La démarche de Gröning est très différente. Hanté par Auschwitz depuis sa retraite, il y a trente ans, il n’a pas attendu que la justice le rattrape. Atterré par une conversation avec un membre de son club de philatélie, qui lui avait tendu un ouvrage négationniste, il a rédigé un mémoire pour ses deux fils, participé à un documentaire de la BBC et à un livre de Lawrence Rees, enduré insultes et menaces, et ouvrait encore sa porte aux journalistes quelques mois avant son procès.
- « Prêt à répondre ? », lui avait demandé le président du tribunal, rappelant son droit de garder le silence.
- « Aussi longtemps que je le pourrai ».
Incroyablement précis, Gröning s’était immergé dans ses souvenirs au point de plaisanter, après avoir avalé sa bouteille d’eau d’un trait: « Comme la vodka à Auschwitz ! ».
Son récit était si dense que j’avais essayé de le raconter sur Twitter (ici et ici). Il était tour à tour prosaïque et terrifiant, marqué par un repentir sincère et encore imprégné de pensée nazie.
Comme tant d’accusés avant lui, il aurait pu invoquer l’impossibilité de désobéir dans une dictature. Mais Gröning n’a pas caché son « euphorie » aux premières heures de la guerre, puis son adhésion au projet de tuer « les ennemis du peuple allemand ». Il faut l’avoir entendu parler « d’effort de guerre » pour désigner la Shoah, ou qualifier de « routine » les préparatifs de l’extermination des Juifs hongrois, pour mesurer la force de son endoctrinement.

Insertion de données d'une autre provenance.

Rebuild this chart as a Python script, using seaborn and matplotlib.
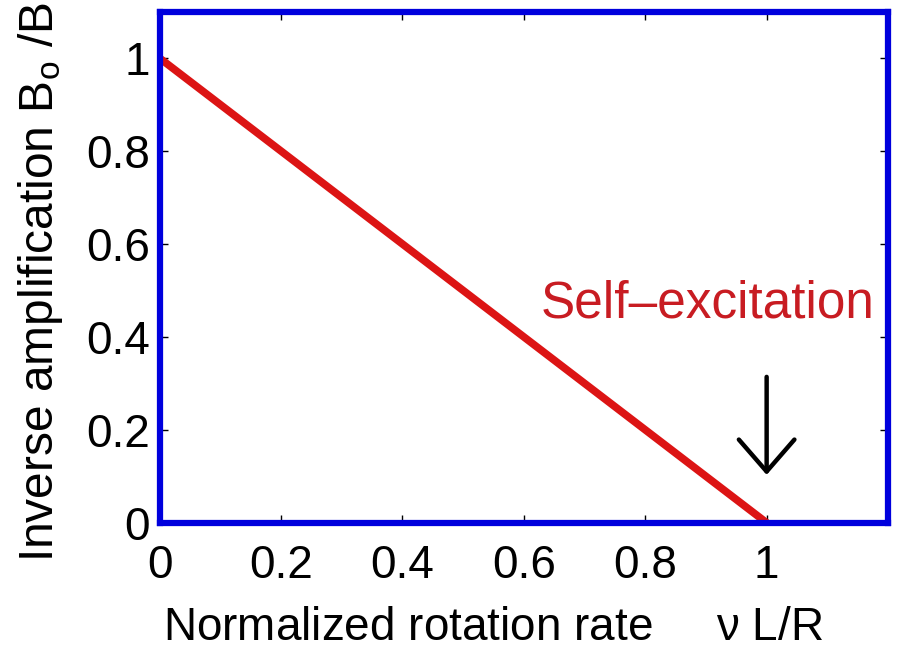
import matplotlib
matplotlib.use("Agg")
import matplotlib.pyplot as plt
import seaborn as sns
import pandas as pd

rate = [0.0, 1.0]
inverse_amp = [1.0, 0.0]
xticks = [0, 0.2, 0.4, 0.6, 0.8, 1]
yticks = [0, 0.2, 0.4, 0.6, 0.8, 1]
xtick_labels = ["0", "0.2", "0.4", "0.6", "0.8", "1"]
ytick_labels = ["0", "0.2", "0.4", "0.6", "0.8", "1"]

sns.set_theme(style="white")
plt.rcParams['font.family'] = ['Liberation Sans', 'DejaVu Sans']
plt.rcParams['mathtext.fontset'] = 'custom'
plt.rcParams['mathtext.rm'] = 'Liberation Sans'
plt.rcParams['mathtext.it'] = 'Liberation Sans'

df = pd.DataFrame({"rate": rate, "inv": inverse_amp})

fig = plt.figure(figsize=(8.97, 6.51), dpi=100)
ax = fig.add_axes([0.178, 0.197, 0.812, 0.785])
sns.lineplot(data=df, x="rate", y="inv", ax=ax, color="#dc1414", linewidth=5.5)

ax.set_xlim(0, 1.2)
ax.set_ylim(0, 1.1)
ax.set_xticks(xticks)
ax.set_xticklabels(xtick_labels)
ax.set_yticks(yticks)
ax.set_yticklabels(ytick_labels)
ax.tick_params(direction="in", length=6, width=1, colors="black", labelsize=33,
               top=True, right=True, bottom=True, left=True)
ax.tick_params(axis="x", pad=15)
ax.tick_params(axis="y", pad=7)
for s in ax.spines.values():
    s.set_color("#0000dd")
    s.set_linewidth(4.5)

ax.set_xlabel(r"Normalized rotation rate     $\nu$ L/R", fontsize=33, color="black")
ax.set_ylabel(r"Inverse amplification B$_{\mathrm{o}}$ /B", fontsize=34.5, color="black")
ax.xaxis.set_label_coords(0.458, -0.162)
ax.yaxis.set_label_coords(-0.13, 0.472)

ax.text(0.627, 0.441, "Self\u2013excitation", color="#c81c22", fontsize=37, va="baseline", ha="left")
ax.annotate("", xy=(1.0, 0.103), xytext=(1.0, 0.314),
            arrowprops=dict(arrowstyle="->,head_length=1.15,head_width=1.0", color="black",
                            lw=3.2, mutation_scale=20, shrinkA=0, shrinkB=0))

fig.savefig("out.png", dpi=100)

Venu d’un homme tourmenté par sa conscience, allergique à la violence au point de n’avoir « jamais donné une gifle de sa vie », ce n’est pas un témoignage qu’on oublie facilement.
A quoi sert, quand tant de chercheurs ont disséqué la Shoah, de raconter encore ces récits ? « A comprendre qu’Auschwitz ne s’est pas déroulé sur Mars », m’explique Andrej Umansky, historien, juriste, et guide précieux vers les sommets de raffinement du droit allemand. Cette « connexion personnelle », dit-il, « enlève le côté abstrait, et l’idée que ça ne pourra jamais se reproduire ».
Je ne suis pas sûre que la force de ces audiences résiste à la froideur des articles de presse. Mais je garde l’image des bancs du public, complets pendant des mois quand ceux des médias se vidaient. Il y avait des proches des parties civiles et de simples citoyens, hommes et femmes à parts égales, beaucoup d’étudiants et de lycéens. A leurs visages tendus, aux yeux rougis de certains, il me semble qu’eux aussi s’en souviendront.